In light of Facebook’s announcement of a metaverse rollout in Europe you might be wondering, “what the heck is a metaverse?”
Facebook has shared that they’re hiring thousands of engineers across Europe to assist in the construction of what they call a ‘metaverse’. Depending on who you ask, the metaverse is the latest Silicon Valley buzzword, an unavoidable consequence of the internet, or the online world’s next big thing.
For those that would rather die than sifting through pages of technological jargon, do not fear, we have compiled a short breakdown of what this next stage of the internet will actually involve.
What is the metaverse?
Glad you asked. In short, the metaverse combines existing virtual reality technology and modern internet capabilities to deliver users an interactive digital world much like the one around us. In size and scope, at least.
This combination of technologies will allow uses to be fully immersed in a digital world like a first-person video game. In a perfect metaverse, they will also be able to interact with other users in a more “lifelike” way as opposed to traditional forms of instant messaging and social media.
If you’ve seen Reader Player One or Tron, they’re actually half-decent proposals as to what a real-life metaverse could look like. Another equivalent already exists in many video games, especially live service games with in-built stores and social networking such as Fortnite, or massively multiplayer online (MMO) games.
MMOs such as World of Warcraft, Eve Online, or The Elder Scrolls Online are great case studies, as they can include social groups for players, their own economies, and other factors that edge them towards being a more fully realised online world.
The difference between these examples and the metaverse Facebook is proposing is chiefly that one is based in fantasy, the other in reality. A Facebook metaverse wouldn’t be dominated by orcs or goblins, rather by online shops, virtual events, and more.
What can you do in a Metaverse?
Much like the internet is now, where you can shop, play games, watch live music or porn, the metaverse will allow users to do this but in a more “realistic” way.
Victoria Petrock, an analyst who follows emerging technologies said:
“It’s the next evolution of connectivity where all of those things start to come together in a seamless, doppelgänger universe, so you’re living your virtual life the same way you’re living your physical life.”
Basically, if it exists and is popular on the internet, you can bet that somebody will find a way to bring it to the metaverse – especially if they can make a profit from it.

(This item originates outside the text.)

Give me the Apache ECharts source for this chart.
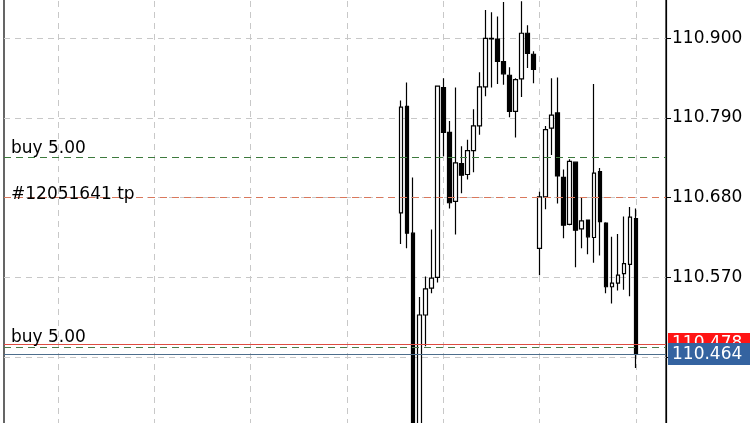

That said, it’s also likely that entirely new experiences will result from this technology.
Should we be scared of the metaverse?
Understandably, radical new technologies always come with some level of hesitancy and risks. Following the recent data breaches from Facebook and ongoing revelations about the company by way of whistleblowers, many are concerned that the increased level of sharing will be further detrimental to our already dwindling online privacy.
Tuong Nguyen, an analyst who tracks immersive technologies for research firm Gartner, said:
“All the issues that we have today, and then some we’ve yet to discover because we’re still figuring out what the metaverse will do.”
“I worry they’re not necessarily thinking through all the privacy implications of the metaverse.”
Which are all valid concerns, of course. Facebook has already copped backlash following their acquisition of virtual reality hardware company Oculus and the subsequent decision to force every VR user to create or log into a Facebook account.
Other concerns about a metaverse include (but are not limited to) the usual security concerns regarding any new technology, the detriment an addiction to such as online space could have, and of course, the potential interactions children or other sensitive users could experience there.